■ **WRITTEN PROBLEM**
Reproduce all of the data below without alteration; exclude every picture.
◆ ◆ ◆ ◆ ◆
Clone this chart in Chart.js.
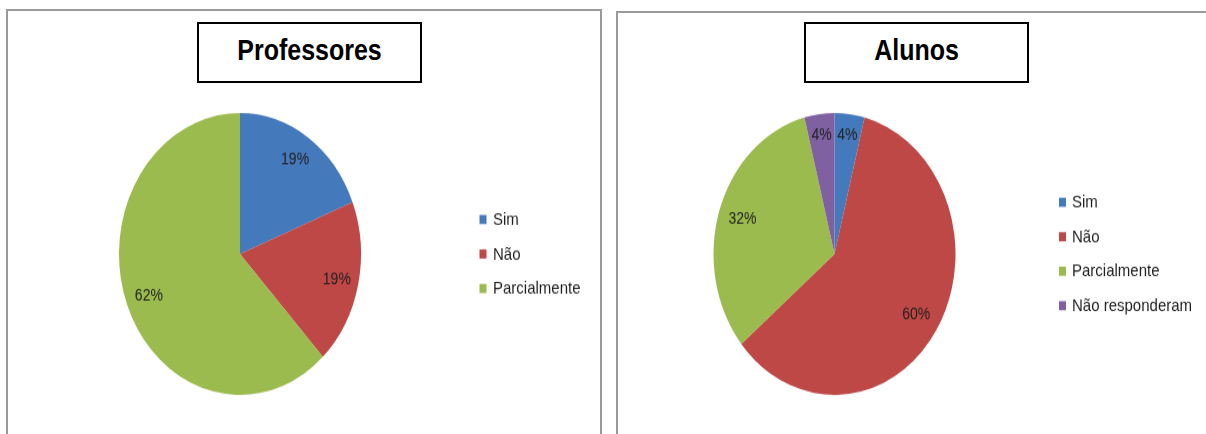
<!DOCTYPE html>
<html>
<head>
<meta charset="utf-8">
<script src="https://cdn.jsdelivr.net/npm/chart.js@4/dist/chart.umd.min.js"></script>
<style>
  html, body { margin: 0; padding: 0; background: #fff; width: 1206px; height: 434px; overflow: hidden; position: relative; }
  .panel { position: absolute; box-sizing: border-box; border: 2px solid #9a9a9a; background: #fff; }
  .titlebox { position: absolute; box-sizing: border-box; border: 2px solid #000; background: #fff;
              display: flex; align-items: center; justify-content: center; z-index: 3; }
  .titlebox span { display: inline-block; position: relative; top: -2px; transform: scaleY(1.165);
                   font-family: "Liberation Sans", Arial, sans-serif; font-weight: bold; font-size: 25px; color: #000; }
  .chartwrap { position: absolute; top: 0; height: 373px; transform: scaleY(1.165); transform-origin: 0 0; z-index: 2; }
</style>
</head>
<body>
<div class="panel" style="left:6px; top:9px; width:596px; height:440px;"></div>
<div class="panel" style="left:616px; top:11px; width:600px; height:440px;"></div>

<div class="titlebox" style="left:197px; top:22px; width:225px; height:61px;"><span id="t1"></span></div>
<div class="titlebox" style="left:804px; top:22px; width:225px; height:61px;"><span id="t2"></span></div>

<div class="chartwrap" style="left:0px; width:602px;"><canvas id="c1"></canvas></div>
<div class="chartwrap" style="left:602px; width:604px;"><canvas id="c2"></canvas></div>

<script>
// ---- data ----
const titleProfessores = 'Professores';
const categoriesProfessores = ['Sim', 'Não', 'Parcialmente'];
const valuesProfessores = [19, 19, 62];

const titleAlunos = 'Alunos';
const categoriesAlunos = ['Sim', 'Não', 'Parcialmente', 'Não responderam'];
const valuesAlunos = [4, 60, 32, 4];

// ---- style ----
const sliceColors = ['#4479BC', '#BE4846', '#9BBB4F', '#7F60A1'];
const FONT = '"Liberation Sans", Arial, sans-serif';

document.getElementById('t1').textContent = titleProfessores;
document.getElementById('t2').textContent = titleAlunos;

const pieLabelsPlugin = {
  id: 'pieLabels',
  afterDatasetsDraw(chart, args, opts) {
    const ctx = chart.ctx;
    const meta = chart.getDatasetMeta(0);
    const data = chart.data.datasets[0].data;
    ctx.save();
    ctx.font = '14px ' + FONT;
    ctx.fillStyle = '#1f1f1f';
    ctx.textAlign = 'center';
    ctx.textBaseline = 'middle';
    meta.data.forEach((arc, i) => {
      const p = arc.getProps(['x', 'y', 'startAngle', 'endAngle', 'outerRadius'], true);
      const mid = (p.startAngle + p.endAngle) / 2;
      const f = (opts.radii && opts.radii[i]) || 0.81;
      const x = p.x + Math.cos(mid) * p.outerRadius * f;
      const y = p.y + Math.sin(mid) * p.outerRadius * f;
      ctx.fillText(data[i] + '%', x, y);
    });
    ctx.restore();
  }
};

const sideLegendPlugin = {
  id: 'sideLegend',
  afterDraw(chart, args, opts) {
    const ctx = chart.ctx;
    const labels = chart.data.labels;
    const colors = chart.data.datasets[0].backgroundColor;
    const meta = chart.getDatasetMeta(0);
    const cy = meta.data[0].y;
    const n = labels.length;
    ctx.save();
    ctx.font = '15px ' + FONT;
    ctx.textBaseline = 'middle';
    ctx.textAlign = 'left';
    labels.forEach((lab, i) => {
      const y = cy + (i - (n - 1) / 2) * opts.spacing;
      ctx.fillStyle = colors[i];
      ctx.fillRect(opts.x, y - 3.9, 7, 7.8);
      ctx.fillStyle = '#1f1f1f';
      ctx.fillText(lab, opts.textX, y + 0.5);
    });
    ctx.restore();
  }
};

function makePie(id, labels, values, padding, legendOpts, radii) {
  return new Chart(document.getElementById(id), {
    type: 'pie',
    data: {
      labels: labels,
      datasets: [{
        data: values,
        backgroundColor: sliceColors.slice(0, values.length),
        borderWidth: 0
      }]
    },
    options: {
      responsive: true,
      maintainAspectRatio: false,
      animation: false,
      layout: { padding: padding },
      plugins: {
        legend: { display: false },
        tooltip: { enabled: false },
        title: { display: false },
        pieLabels: { radii: radii },
        sideLegend: legendOpts
      }
    },
    plugins: [pieLabelsPlugin, sideLegendPlugin]
  });
}

makePie('c1', categoriesProfessores, valuesProfessores,
  { left: 119, right: 241, top: 97, bottom: 34 },
  { x: 479.5, textX: 493, spacing: 29.6 },
  [0.81, 0.82, 0.81]);

makePie('c2', categoriesAlunos, valuesAlunos,
  { left: 111.5, right: 250.5, top: 97, bottom: 34 },
  { x: 457, textX: 470, spacing: 29.6 },
  [0.85, 0.8, 0.8, 0.85]);
</script>
</body>
</html>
◆ ◆ ◆ ◆ ◆
■ **TASK SOLUTION**
Clone this chart in Chart.js.
<!DOCTYPE html>
<html>
<head>
<meta charset="utf-8">
<script src="https://cdn.jsdelivr.net/npm/chart.js@4/dist/chart.umd.min.js"></script>
<style>
  html, body { margin: 0; padding: 0; background: #fff; width: 1206px; height: 434px; overflow: hidden; position: relative; }
  .panel { position: absolute; box-sizing: border-box; border: 2px solid #9a9a9a; background: #fff; }
  .titlebox { position: absolute; box-sizing: border-box; border: 2px solid #000; background: #fff;
              display: flex; align-items: center; justify-content: center; z-index: 3; }
  .titlebox span { display: inline-block; position: relative; top: -2px; transform: scaleY(1.165);
                   font-family: "Liberation Sans", Arial, sans-serif; font-weight: bold; font-size: 25px; color: #000; }
  .chartwrap { position: absolute; top: 0; height: 373px; transform: scaleY(1.165); transform-origin: 0 0; z-index: 2; }
</style>
</head>
<body>
<div class="panel" style="left:6px; top:9px; width:596px; height:440px;"></div>
<div class="panel" style="left:616px; top:11px; width:600px; height:440px;"></div>

<div class="titlebox" style="left:197px; top:22px; width:225px; height:61px;"><span id="t1"></span></div>
<div class="titlebox" style="left:804px; top:22px; width:225px; height:61px;"><span id="t2"></span></div>

<div class="chartwrap" style="left:0px; width:602px;"><canvas id="c1"></canvas></div>
<div class="chartwrap" style="left:602px; width:604px;"><canvas id="c2"></canvas></div>

<script>
// ---- data ----
const titleProfessores = 'Professores';
const categoriesProfessores = ['Sim', 'Não', 'Parcialmente'];
const valuesProfessores = [19, 19, 62];

const titleAlunos = 'Alunos';
const categoriesAlunos = ['Sim', 'Não', 'Parcialmente', 'Não responderam'];
const valuesAlunos = [4, 60, 32, 4];

// ---- style ----
const sliceColors = ['#4479BC', '#BE4846', '#9BBB4F', '#7F60A1'];
const FONT = '"Liberation Sans", Arial, sans-serif';

document.getElementById('t1').textContent = titleProfessores;
document.getElementById('t2').textContent = titleAlunos;

const pieLabelsPlugin = {
  id: 'pieLabels',
  afterDatasetsDraw(chart, args, opts) {
    const ctx = chart.ctx;
    const meta = chart.getDatasetMeta(0);
    const data = chart.data.datasets[0].data;
    ctx.save();
    ctx.font = '14px ' + FONT;
    ctx.fillStyle = '#1f1f1f';
    ctx.textAlign = 'center';
    ctx.textBaseline = 'middle';
    meta.data.forEach((arc, i) => {
      const p = arc.getProps(['x', 'y', 'startAngle', 'endAngle', 'outerRadius'], true);
      const mid = (p.startAngle + p.endAngle) / 2;
      const f = (opts.radii && opts.radii[i]) || 0.81;
      const x = p.x + Math.cos(mid) * p.outerRadius * f;
      const y = p.y + Math.sin(mid) * p.outerRadius * f;
      ctx.fillText(data[i] + '%', x, y);
    });
    ctx.restore();
  }
};

const sideLegendPlugin = {
  id: 'sideLegend',
  afterDraw(chart, args, opts) {
    const ctx = chart.ctx;
    const labels = chart.data.labels;
    const colors = chart.data.datasets[0].backgroundColor;
    const meta = chart.getDatasetMeta(0);
    const cy = meta.data[0].y;
    const n = labels.length;
    ctx.save();
    ctx.font = '15px ' + FONT;
    ctx.textBaseline = 'middle';
    ctx.textAlign = 'left';
    labels.forEach((lab, i) => {
      const y = cy + (i - (n - 1) / 2) * opts.spacing;
      ctx.fillStyle = colors[i];
      ctx.fillRect(opts.x, y - 3.9, 7, 7.8);
      ctx.fillStyle = '#1f1f1f';
      ctx.fillText(lab, opts.textX, y + 0.5);
    });
    ctx.restore();
  }
};

function makePie(id, labels, values, padding, legendOpts, radii) {
  return new Chart(document.getElementById(id), {
    type: 'pie',
    data: {
      labels: labels,
      datasets: [{
        data: values,
        backgroundColor: sliceColors.slice(0, values.length),
        borderWidth: 0
      }]
    },
    options: {
      responsive: true,
      maintainAspectRatio: false,
      animation: false,
      layout: { padding: padding },
      plugins: {
        legend: { display: false },
        tooltip: { enabled: false },
        title: { display: false },
        pieLabels: { radii: radii },
        sideLegend: legendOpts
      }
    },
    plugins: [pieLabelsPlugin, sideLegendPlugin]
  });
}

makePie('c1', categoriesProfessores, valuesProfessores,
  { left: 119, right: 241, top: 97, bottom: 34 },
  { x: 479.5, textX: 493, spacing: 29.6 },
  [0.81, 0.82, 0.81]);

makePie('c2', categoriesAlunos, valuesAlunos,
  { left: 111.5, right: 250.5, top: 97, bottom: 34 },
  { x: 457, textX: 470, spacing: 29.6 },
  [0.85, 0.8, 0.8, 0.85]);
</script>
</body>
</html>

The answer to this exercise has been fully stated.